Pour ce nouveau projet, Mathieu Sapin a finalement réuni son intérêt pour le fait politique et celui pour les personnalités attachantes, excessives et hors du commun. Et pour trouver sa nouvelle cible, le moins qu’on puisse dire c’est qu’il n’a pas eu à la chercher bien loin, puisqu’il s’est intéressé, ici, à son beau-père, Edgar. Le sous-titre de l’album, De Lisbonne à Paris, dans les pas de mon beau-père révolutionnaire, nous éclaire. Edgar est un homme fantasque ; un homme qui, d’entrée demande à son gendre : « pas de rabaissement, pas de dénigrement, pas d’exagération/ La vérité, rien que la vérité » avant d’ajouter : « quoi qu’il existe en portugais une expression qui dit ‘com a verdade me enganas’ » autrement dit, « en te disant la vérité, je te trompe ». Une maxime idéale pour lancer ce récit où le septuagénaire se raconte, et, sans doute, se la raconte.

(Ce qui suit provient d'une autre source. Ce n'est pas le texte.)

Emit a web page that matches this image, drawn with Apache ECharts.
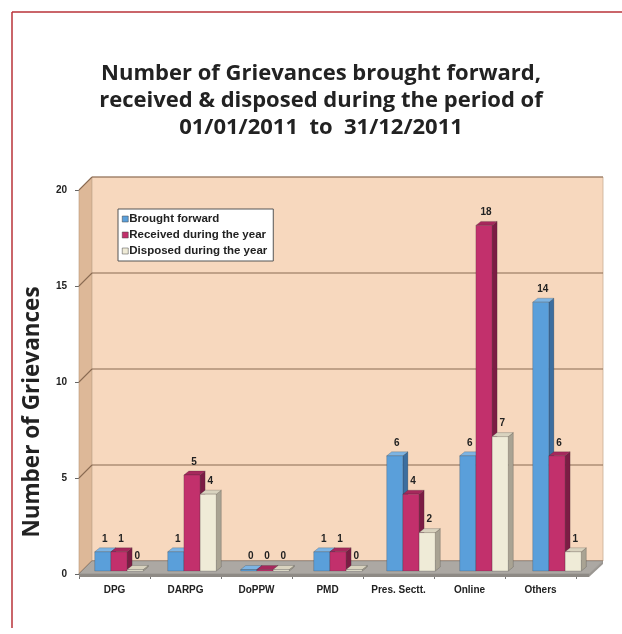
<!DOCTYPE html>
<html>
<head>
<meta charset="utf-8">
<script src="https://cdn.jsdelivr.net/npm/echarts@6/dist/echarts.min.js"></script>
<style>
  html, body { margin: 0; padding: 0; background: #ffffff; }
  #chart { width: 622px; height: 634px; }
</style>
</head>
<body>
<div id="chart"></div>
<script>
// Grievance counts per source, calendar year 2011
const categories = ['DPG', 'DARPG', 'DoPPW', 'PMD', 'Pres. Sectt.', 'Online', 'Others'];
const broughtForward = [1, 1, 0, 1, 6, 6, 14];
const receivedDuringYear = [1, 5, 0, 1, 4, 18, 6];
const disposedDuringYear = [0, 4, 0, 0, 2, 7, 1];
const seriesNames = ['Brought forward', 'Received during the year', 'Disposed during the year'];
const yTicks = [0, 5, 10, 15, 20];

const LABEL_FONT = '"Liberation Sans", Arial, sans-serif';
const TITLE_FONT = '"Open Sans", Lato, sans-serif';

// front / right side / top face colours of each 3D column
const faces = [
  { front: '#5A9FDA', side: '#3C6E9F', top: '#7DB4E3' },
  { front: '#C2306C', side: '#7C1C44', top: '#A6285C' },
  { front: '#EFEBD7', side: '#A9A393', top: '#D9D3BF' }
];

// 3D column: front rectangle plus the top and right side faces
function columnRenderer(slot) {
  const c = faces[slot];
  return function (params, api) {
    const cs = params.coordSys;
    const idx = api.value(0);
    const val = api.value(1);
    const base = api.coord([idx, 0]);
    const tip = api.coord([idx, val]);
    const catW = api.size([1, 0])[0];
    const bw = catW * 0.228;
    const frac = (base[0] - cs.x) / cs.width;
    const shift = 3.5 + 14 * frac;
    const x = base[0] + shift + (slot - 1.5) * bw;
    const y0 = base[1] - 3;
    let yt = tip[1] - 3;
    if (y0 - yt < 1.5) yt = y0 - 1.5;
    const dx = 5, dy = -4;
    const edge = { stroke: 'rgba(40,40,40,0.35)', lineWidth: 0.6 };
    return {
      type: 'group',
      children: [
        { type: 'polygon', shape: { points: [[x + bw, yt], [x + bw + dx, yt + dy], [x + bw + dx, y0 + dy], [x + bw, y0]] },
          style: Object.assign({ fill: c.side }, edge) },
        { type: 'polygon', shape: { points: [[x, yt], [x + dx, yt + dy], [x + bw + dx, yt + dy], [x + bw, yt]] },
          style: Object.assign({ fill: c.top }, edge) },
        { type: 'rect', shape: { x: x, y: yt, width: bw, height: y0 - yt },
          style: Object.assign({ fill: c.front }, edge) },
        { type: 'text', x: x + bw / 2 + 2, y: yt + dy - 4,
          style: { text: String(val), fill: '#222', font: 'bold 10px ' + LABEL_FONT, align: 'center', verticalAlign: 'bottom' } }
      ]
    };
  };
}

// walls, floor and the gridlines painted on the back wall
function frameRenderer(params, api) {
  const cs = params.coordSys;
  const v = api.value(1);
  const y = api.coord([0, v])[1];
  const L = cs.x, R = cs.x + cs.width;
  const yTop = cs.y, yBot = cs.y + cs.height;
  const dxL = 13, dxR = 27, dy = -13;
  const children = [];
  if (params.dataIndex === 0) {
    children.push({ type: 'polygon', shape: { points: [[L, yBot], [L, yTop], [L + dxL, yTop + dy], [L + dxL, yBot + dy]] },
      style: { fill: '#DDB898', stroke: '#B9977A', lineWidth: 0.6 } });
    children.push({ type: 'rect', shape: { x: L + dxL, y: yTop + dy, width: R + dxR - L - dxL, height: yBot - yTop },
      style: { fill: '#F7D8BE', stroke: '#C9AE96', lineWidth: 0.8 } });
  }
  const line = { stroke: '#8A6A52', lineWidth: 1.1 };
  children.push({ type: 'line', shape: { x1: L, y1: y, x2: L + dxL, y2: y + dy }, style: line });
  children.push({ type: 'line', shape: { x1: L + dxL, y1: y + dy, x2: R + dxR, y2: y + dy }, style: line });
  if (params.dataIndex === 0) {
    children.push({ type: 'polygon', shape: { points: [[L, yBot], [L + dxL, yBot + dy], [R + dxR, yBot + dy], [R + 13, yBot]] },
      style: { fill: '#ACA8A3', stroke: '#8C8883', lineWidth: 0.6 } });
    children.push({ type: 'polygon', shape: { points: [[L, yBot], [R + 13, yBot], [R + 13, yBot + 3], [L, yBot + 3]] },
      style: { fill: '#8E8A85' } });
    children.push({ type: 'polygon', shape: { points: [[R + 13, yBot], [R + dxR, yBot + dy], [R + dxR, yBot + dy + 3], [R + 13, yBot + 3]] },
      style: { fill: '#9A9691' } });
  }
  return { type: 'group', children: children };
}

const seriesData = [broughtForward, receivedDuringYear, disposedDuringYear];

const chart = echarts.init(document.getElementById('chart'), null, { renderer: 'canvas' });
chart.setOption({
  backgroundColor: '#ffffff',
  animation: false,
  title: {
    text: 'Number of Grievances brought forward,\nreceived & disposed during the period of\n01/01/2011  to  31/12/2011',
    left: 316, top: 55, textAlign: 'center',
    textStyle: { fontFamily: TITLE_FONT, fontWeight: 'bold', fontSize: 22, lineHeight: 27, color: '#222' }
  },
  legend: {
    data: seriesNames,
    orient: 'vertical',
    left: 118, top: 209,
    icon: 'rect', itemWidth: 6, itemHeight: 6, itemGap: 4,
    padding: [4, 6, 4, 4],
    backgroundColor: '#ffffff', borderColor: '#555', borderWidth: 1,
    itemStyle: { borderColor: '#444', borderWidth: 0.5 },
    textStyle: { fontFamily: LABEL_FONT, fontWeight: 'bold', fontSize: 11.5, lineHeight: 12, color: '#222', padding: [0, 0, 0, -4] }
  },
  grid: { left: 79, top: 190, width: 497, height: 384 },
  xAxis: {
    type: 'category',
    data: categories,
    axisLine: { show: false },
    axisTick: { show: true, length: 5, lineStyle: { color: '#777' } },
    axisLabel: { margin: 11, fontFamily: LABEL_FONT, fontWeight: 'bold', fontSize: 10, color: '#222', interval: 0 },
    splitLine: { show: false }
  },
  yAxis: {
    type: 'value', min: 0, max: 20, interval: 5,
    axisLine: { show: true, lineStyle: { color: '#666' } },
    axisTick: { show: true, length: 4, lineStyle: { color: '#666' } },
    axisLabel: { margin: 12, fontFamily: LABEL_FONT, fontWeight: 'bold', fontSize: 10, color: '#222' },
    splitLine: { show: false }
  },
  graphic: [
    { type: 'line', shape: { x1: 12, y1: 12, x2: 622, y2: 12 }, style: { stroke: '#B83238', lineWidth: 1.5 }, silent: true },
    { type: 'line', shape: { x1: 12, y1: 12, x2: 12, y2: 628 }, style: { stroke: '#B83238', lineWidth: 1.5 }, silent: true },
    { type: 'text', x: 33, y: 412, rotation: Math.PI / 2,
      style: { text: 'Number of Grievances', fill: '#222', font: 'bold 22.5px ' + TITLE_FONT, align: 'center', verticalAlign: 'middle' } }
  ],
  series: [
    { type: 'custom', name: 'frame', z: 1, silent: true, renderItem: frameRenderer,
      data: yTicks.map(function (v) { return [0, v]; }) }
  ].concat(seriesData.map(function (vals, s) {
    return {
      type: 'custom', name: seriesNames[s], z: 2 + s,
      itemStyle: { color: faces[s].front },
      renderItem: columnRenderer(s),
      data: vals.map(function (v, i) { return [i, v]; })
    };
  }))
});
</script>
</body>
</html>
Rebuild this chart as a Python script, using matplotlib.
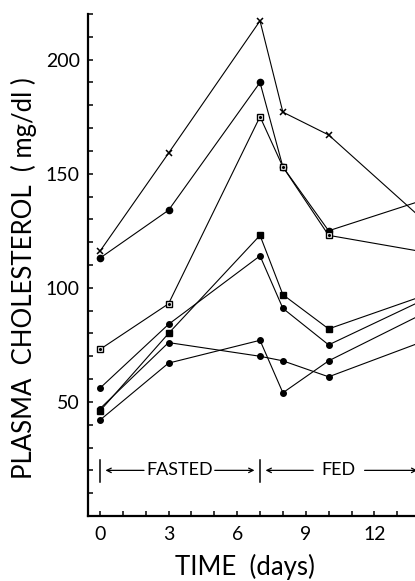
import matplotlib
matplotlib.use("Agg")
import matplotlib.pyplot as plt
from matplotlib.ticker import FixedLocator, MultipleLocator

plt.rcParams['font.family'] = ['Lato', 'DejaVu Sans']
plt.rcParams['font.weight'] = 'normal'

days = [0, 3, 7, 8, 10, 14]
s_cross = [116, 159, 217, 177, 167, 131]
s_circ_top = [113, 134, 190, 153, 125, 138]
s_open_sq = [73, 93, 175, 153, 123, 116]
s_fill_sq = [46, 80, 123, 97, 82, 96]
s_circ_mid = [56, 84, 114, 91, 75, 94]
s_circ_low = [47, 76, 70, 68, 61, 76]
s_circ_b = [42, 67, 77, 54, 68, 88]

x_major = [0, 3, 6, 9, 12]
x_labels = ['0', '3', '6', '9', '12']
y_major = [50, 100, 150, 200]
y_labels = ['50', '100', '150', '200']

W, H = 415, 581
fig = plt.figure(figsize=(W / 100, H / 100), dpi=100)
ax = fig.add_axes([88 / W, 65 / H, 355 / W, 502 / H])
ax.set_xlim(-0.52, 15)
ax.set_ylim(0, 220)

lw = 0.8
kw = dict(color='black', lw=lw, clip_on=False)
ax.plot(days, s_cross, marker='x', ms=4.5, mew=1.1, **kw)
ax.plot(days, s_circ_top, marker='o', ms=4.5, **kw)
ax.plot(days, s_open_sq, marker='s', ms=5, mfc='white', mec='black', mew=1, **kw)
ax.plot(days, s_open_sq, marker='.', ms=2.5, ls='none', color='black', clip_on=False)
ax.plot(days, s_fill_sq, marker='s', ms=5, **kw)
ax.plot(days, s_circ_mid, marker='o', ms=4, **kw)
ax.plot(days, s_circ_low, marker='o', ms=4, **kw)
ax.plot(days, s_circ_b, marker='o', ms=4, **kw)

for s in ['top', 'right']:
    ax.spines[s].set_visible(False)
for s in ['left', 'bottom']:
    ax.spines[s].set_linewidth(1.6)

ax.xaxis.set_major_locator(FixedLocator(x_major))
ax.set_xticklabels(x_labels)
ax.xaxis.set_minor_locator(MultipleLocator(1))
ax.yaxis.set_major_locator(FixedLocator(y_major))
ax.set_yticklabels(y_labels)
ax.yaxis.set_minor_locator(MultipleLocator(10))
ax.tick_params(which='both', direction='in', length=3.5, width=1.1, labelsize=14)
ax.tick_params(axis='y', pad=6)
ax.tick_params(axis='x', pad=7)

# FASTED / FED annotation
yb = 20
ax.plot([0, 0], [15, 24.5], color='black', lw=1.1)
ax.plot([7, 7], [15, 24.5], color='black', lw=1.1)
ap = dict(arrowstyle='->', lw=0.9, color='black', mutation_scale=8)
ax.annotate('', xy=(0.12, yb), xytext=(2.05, yb), arrowprops=ap)
ax.annotate('', xy=(6.88, yb), xytext=(4.9, yb), arrowprops=ap)
ax.text(3.48, yb, 'FASTED', ha='center', va='center', fontsize=13)
ax.annotate('', xy=(7.12, yb), xytext=(9.45, yb), arrowprops=ap)
ax.annotate('', xy=(14, yb), xytext=(11.45, yb), arrowprops=ap, annotation_clip=False)
ax.text(10.45, yb, 'FED', ha='center', va='center', fontsize=13)

fig.text(24 / W, 1 - 278 / H, 'PLASMA  CHOLESTEROL  ( mg/dl )', rotation=90,
         ha='center', va='center', fontsize=18.5)
fig.text(245 / W, 1 - 567 / H, 'TIME  (days)', ha='center', va='center', fontsize=18.5)

fig.savefig('out.png', dpi=100)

Déjà car Edgar n’est pas son vrai prénom, mais « une couverture qu’il utilise pour ses écrits autobiographiques », et puis parce qu’il dit avoir vécu mille vies : marxiste convaincu, il aurait participé à la résistance contre la dictature portugaise avant de se réfugier en France, d’y militer auprès de l’extrême gauche, puis de retourner au Portugal pour prendre une part importante dans la Révolution des œillets en 1974. À l’entendre il aurait résisté, déserté, traversé le pays seul à pied, travaillé avec les agents secrets, été en possession d’informations ultraconfidentielles… sans oublier qu’il prétend être un descendant direct du duc de Wellington – celui qui a battu Napoléon à Waterloo.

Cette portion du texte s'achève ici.